Please write the listing below out again exactly, leaving every picture behind.

#####

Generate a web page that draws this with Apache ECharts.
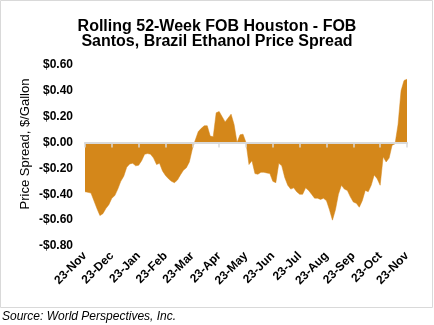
<!DOCTYPE html>
<html>
<head>
<meta charset="utf-8">
<script src="https://cdn.jsdelivr.net/npm/echarts@6/dist/echarts.min.js"></script>
<style>html,body{margin:0;padding:0;background:#fff;}#chart{width:434px;height:325px;}</style>
</head>
<body>
<div id="chart"></div>
<script>
// Month tick labels (23rd of each month, Nov 2022 - Nov 2023)
var monthLabels = ['23-Nov','23-Dec','23-Jan','23-Feb','23-Mar','23-Apr','23-May','23-Jun','23-Jul','23-Aug','23-Sep','23-Oct','23-Nov'];
var pointsPerMonth = 9;
// Price spread, $/gallon
var spread = [
 -0.38,-0.385,-0.39,-0.45,-0.51,-0.565,-0.55,-0.51,-0.48,
 -0.43,-0.41,-0.36,-0.30,-0.26,-0.19,-0.165,-0.16,-0.18,
 -0.175,-0.14,-0.09,-0.085,-0.09,-0.12,-0.17,-0.16,-0.22,
 -0.255,-0.28,-0.30,-0.31,-0.29,-0.25,-0.215,-0.195,-0.15,
 -0.05,0.02,0.085,0.11,0.13,0.13,0.05,0.045,0.23,
 0.24,0.20,0.16,0.19,0.22,0.14,0.0,0.06,0.065,
 0.0,-0.17,-0.14,-0.24,-0.245,-0.23,-0.23,-0.235,-0.24,
 -0.30,-0.31,-0.16,-0.18,-0.27,-0.33,-0.36,-0.35,-0.38,
 -0.40,-0.40,-0.35,-0.37,-0.40,-0.43,-0.43,-0.44,-0.43,
 -0.45,-0.52,-0.60,-0.52,-0.40,-0.33,-0.36,-0.37,-0.42,
 -0.46,-0.47,-0.50,-0.45,-0.37,-0.38,-0.33,-0.25,-0.28,
 -0.33,-0.11,-0.15,-0.12,-0.02,-0.01,0.14,0.40,0.48,
 0.49
];
var yMin = -0.8, yMax = 0.6, yStep = 0.2;

var categories = spread.map(function(_, i){
  return (i % pointsPerMonth === 0) ? monthLabels[i / pointsPerMonth] : '';
});

var FONT = '"Liberation Sans", Arial, sans-serif';
var chart = echarts.init(document.getElementById('chart'), null, {renderer:'canvas'});
chart.setOption({
  animation: false,
  title: {
    text: 'Rolling 52-Week FOB Houston - FOB\nSantos, Brazil Ethanol Price Spread',
    left: 'center', top: 14,
    textStyle: {fontFamily: FONT, fontSize: 16, fontWeight: 'bold', color: '#000', lineHeight: 15}
  },
  grid: {left: 85, right: 27, top: 65, bottom: 79, containLabel: false},
  xAxis: [{
    type: 'category', data: categories, boundaryGap: false,
    axisLine: {show: false, onZero: false},
    axisTick: {show: false},
    axisLabel: {
      interval: pointsPerMonth - 1, rotate: 45, margin: 8,
      fontFamily: FONT, fontSize: 12, fontWeight: 'bold', color: '#000'
    },
    splitLine: {show: false}
  },{
    type: 'category', data: categories, boundaryGap: false, position: 'bottom', z: 5,
    axisLine: {show: true, onZero: true, lineStyle: {color: '#d9d9d9', width: 2}},
    axisTick: {show: true, interval: pointsPerMonth - 1, length: 5, lineStyle: {color: '#d9d9d9', width: 1.5}},
    axisLabel: {show: false},
    splitLine: {show: false}
  }],
  yAxis: {
    type: 'value', min: yMin, max: yMax, interval: yStep,
    axisLine: {show: false}, axisTick: {show: false}, splitLine: {show: false},
    axisLabel: {
      margin: 12, fontFamily: FONT, fontSize: 12, fontWeight: 'bold', color: '#000',
      formatter: function(v){ var s = Math.abs(v).toFixed(2); return (v < -1e-9 ? '-$' : '$') + s; }
    }
  },
  series: [{
    type: 'line', data: spread, xAxisIndex: 0, symbol: 'none', smooth: false,
    lineStyle: {width: 0.5, color: '#D4871A'},
    areaStyle: {color: '#D4871A', opacity: 1},
    z: 2
  }],
  graphic: [
    {type: 'rect', shape: {x: 0.5, y: 0.5, width: 432, height: 307},
     style: {fill: 'none', stroke: '#d9d9d9', lineWidth: 1}, silent: true},
    {type: 'text', x: 25, y: 144, rotation: Math.PI / 2,
     style: {text: 'Price Spread, $/Gallon', font: '13px ' + FONT, fill: '#000', align: 'center', verticalAlign: 'middle'}},
    {type: 'text', x: 2, y: 317,
     style: {text: 'Source: World Perspectives, Inc.', font: 'italic 12px ' + FONT, fill: '#000', align: 'left', verticalAlign: 'middle'}}
  ]
});
</script>
</body>
</html>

#####

Result
Generate a web page that draws this with Apache ECharts.
<!DOCTYPE html>
<html>
<head>
<meta charset="utf-8">
<script src="https://cdn.jsdelivr.net/npm/echarts@6/dist/echarts.min.js"></script>
<style>html,body{margin:0;padding:0;background:#fff;}#chart{width:434px;height:325px;}</style>
</head>
<body>
<div id="chart"></div>
<script>
// Month tick labels (23rd of each month, Nov 2022 - Nov 2023)
var monthLabels = ['23-Nov','23-Dec','23-Jan','23-Feb','23-Mar','23-Apr','23-May','23-Jun','23-Jul','23-Aug','23-Sep','23-Oct','23-Nov'];
var pointsPerMonth = 9;
// Price spread, $/gallon
var spread = [
 -0.38,-0.385,-0.39,-0.45,-0.51,-0.565,-0.55,-0.51,-0.48,
 -0.43,-0.41,-0.36,-0.30,-0.26,-0.19,-0.165,-0.16,-0.18,
 -0.175,-0.14,-0.09,-0.085,-0.09,-0.12,-0.17,-0.16,-0.22,
 -0.255,-0.28,-0.30,-0.31,-0.29,-0.25,-0.215,-0.195,-0.15,
 -0.05,0.02,0.085,0.11,0.13,0.13,0.05,0.045,0.23,
 0.24,0.20,0.16,0.19,0.22,0.14,0.0,0.06,0.065,
 0.0,-0.17,-0.14,-0.24,-0.245,-0.23,-0.23,-0.235,-0.24,
 -0.30,-0.31,-0.16,-0.18,-0.27,-0.33,-0.36,-0.35,-0.38,
 -0.40,-0.40,-0.35,-0.37,-0.40,-0.43,-0.43,-0.44,-0.43,
 -0.45,-0.52,-0.60,-0.52,-0.40,-0.33,-0.36,-0.37,-0.42,
 -0.46,-0.47,-0.50,-0.45,-0.37,-0.38,-0.33,-0.25,-0.28,
 -0.33,-0.11,-0.15,-0.12,-0.02,-0.01,0.14,0.40,0.48,
 0.49
];
var yMin = -0.8, yMax = 0.6, yStep = 0.2;

var categories = spread.map(function(_, i){
  return (i % pointsPerMonth === 0) ? monthLabels[i / pointsPerMonth] : '';
});

var FONT = '"Liberation Sans", Arial, sans-serif';
var chart = echarts.init(document.getElementById('chart'), null, {renderer:'canvas'});
chart.setOption({
  animation: false,
  title: {
    text: 'Rolling 52-Week FOB Houston - FOB\nSantos, Brazil Ethanol Price Spread',
    left: 'center', top: 14,
    textStyle: {fontFamily: FONT, fontSize: 16, fontWeight: 'bold', color: '#000', lineHeight: 15}
  },
  grid: {left: 85, right: 27, top: 65, bottom: 79, containLabel: false},
  xAxis: [{
    type: 'category', data: categories, boundaryGap: false,
    axisLine: {show: false, onZero: false},
    axisTick: {show: false},
    axisLabel: {
      interval: pointsPerMonth - 1, rotate: 45, margin: 8,
      fontFamily: FONT, fontSize: 12, fontWeight: 'bold', color: '#000'
    },
    splitLine: {show: false}
  },{
    type: 'category', data: categories, boundaryGap: false, position: 'bottom', z: 5,
    axisLine: {show: true, onZero: true, lineStyle: {color: '#d9d9d9', width: 2}},
    axisTick: {show: true, interval: pointsPerMonth - 1, length: 5, lineStyle: {color: '#d9d9d9', width: 1.5}},
    axisLabel: {show: false},
    splitLine: {show: false}
  }],
  yAxis: {
    type: 'value', min: yMin, max: yMax, interval: yStep,
    axisLine: {show: false}, axisTick: {show: false}, splitLine: {show: false},
    axisLabel: {
      margin: 12, fontFamily: FONT, fontSize: 12, fontWeight: 'bold', color: '#000',
      formatter: function(v){ var s = Math.abs(v).toFixed(2); return (v < -1e-9 ? '-$' : '$') + s; }
    }
  },
  series: [{
    type: 'line', data: spread, xAxisIndex: 0, symbol: 'none', smooth: false,
    lineStyle: {width: 0.5, color: '#D4871A'},
    areaStyle: {color: '#D4871A', opacity: 1},
    z: 2
  }],
  graphic: [
    {type: 'rect', shape: {x: 0.5, y: 0.5, width: 432, height: 307},
     style: {fill: 'none', stroke: '#d9d9d9', lineWidth: 1}, silent: true},
    {type: 'text', x: 25, y: 144, rotation: Math.PI / 2,
     style: {text: 'Price Spread, $/Gallon', font: '13px ' + FONT, fill: '#000', align: 'center', verticalAlign: 'middle'}},
    {type: 'text', x: 2, y: 317,
     style: {text: 'Source: World Perspectives, Inc.', font: 'italic 12px ' + FONT, fill: '#000', align: 'left', verticalAlign: 'middle'}}
  ]
});
</script>
</body>
</html>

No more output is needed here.